Antes de que Rafael Nadal llegue a la final de Roland Garros por duodécima ocasión en su carrera, Roger Federer tiene un pensamiento sorprendente: después de una vida jugando contra el rival más importante de su carrera, el suizo se para a reflexionar y llega a la conclusión de que no hay nadie que juegue de forma remotamente parecida a la del español. Ese es el mejor resumen de la victoria (6-3, 6-4 y 6-2) que lleva a Nadal al partido decisivo, donde el domingo se medirá al ganador de la otra semifinal entre Novak Djokovic y Dominic Thiem, aplazada hasta el sábado como consecuencia de la lluvia. [Narración y estadísticas]
El clásico se juega en un día de perros. Nubarrones negros amenazan con descargar lluvia sobre París y un viento fortísimo llena la grada de abrigos y bufandas. Hay papeles volando por la pista. Las camisetas de los jugadores se zamarrean con violencia. Caen los sombreros blancos por las escaleras de la Royal Box, el palco de honor, donde se sientan Rod Laver y Manolo Santana entre otras muchas personalidades. Y a Federer le molesta, le incomoda una barbaridad tener que jugar en unas condiciones imposibles de domar, desagradables, para cabezas extremadamente fuertes.
¿Qué hace el suizo? Aceptar que va a llenarse de barro hasta los ojos y pelear como puede.

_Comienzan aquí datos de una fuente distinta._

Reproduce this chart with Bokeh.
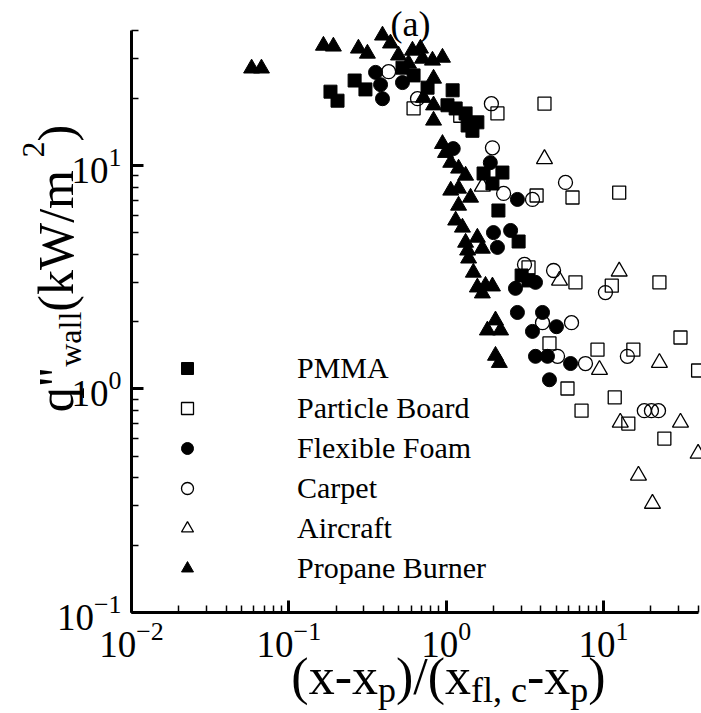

Federer tiene la primera bola de break del partido en el juego inicial, que a Nadal le cuesta ocho minutos sacar adelante. De salida, el español se encuentra con un rival agresivo, descarado y decidido. Asumiendo los errores que su idea de juego arrastra, Federer va pegando aquí y allá sin miedo al fallo. Está claro que el campeón de 20 grandes necesita ganar el primer parcial si quiere decir algo en la semifinal, es evidente que empezar por abajo le puede hacer mucho daño, que el primer zarpazo tiene que pertenecerle.
A medida que van pasando los minutos, y como esperan los meteorólogos, el viento se vuelve inclemente. Las rachas de aire pueden con todo, levantando la tierra y creando un tormenta de arena a la que los oponentes se enfrentan a pecho descubierto. Con el vendaval desatado, Nadal y Federer juegan un encuentro de idas y venidas: del 3-0 inicial del español se pasa al 3-2 y saque del suizo, capaz de sostener el embiste de su rival devolviéndole el break, y de ese 3-2 al 6-3 del número dos, dominador tras casi una hora de tira y afloja.
Hay viento, mucho viento, pero el partido es una sucesión de escenas atípicas. La tensión de lo que está en juego provoca un carrusel de emociones. Federer animándose en alemán en el primer juego del cruce (komm schon!) como si acabase de salvar su vida. Nadal celebrando eufórico y con el puño cerrado su segundo break de la semifinal (para 4-2), cuando el duelo solo acaba de empezar. Los banquillos de los jugadores puestos en pie a la más mínima, con la tensión presente en los integrantes de los dos equipos, las caras desencajadas por la presión.
De principio a fin, Nadal juega con el público en contra. La Philippe Chatrier, que es la pista más importante de su carrera, abraza al suizo desde el calentamiento y no lo suelta hasta el final, cuando su derrota es una realidad. “¡Roger! ¡Roger”, canta la gente entre palmas para animar a Federer, que tiene con su saque una bola para 3-0 en el arranque del segundo set, y la deja escapar pese a que sirve con viento a favor. El break de Nadal neutraliza la brecha del suizo (2-2), devuelve la igualdad al segundo parcial y precede a los mejores momentos de la semifinal.
Son 20 minutos muy bestias, 20 minutos de pura dinamita, 20 minutos cargados de tiros increíbles. Desde el 2-2 hasta el 5-4, Nadal exhibe tres golpes pasantes que dejan mudo a Federer. El suizo, protagonista de varias sutilezas al alcance de nadie, acaba atropellado y desquiciado: después de perder la segunda manga, en la que se le marcha también el partido, el número tres recibe un warning por lanzar una bola fuera del estadio, y con ese gesto pone rumbo a una inevitable derrota.
El domingo, una vez más, Nadal contra la historia.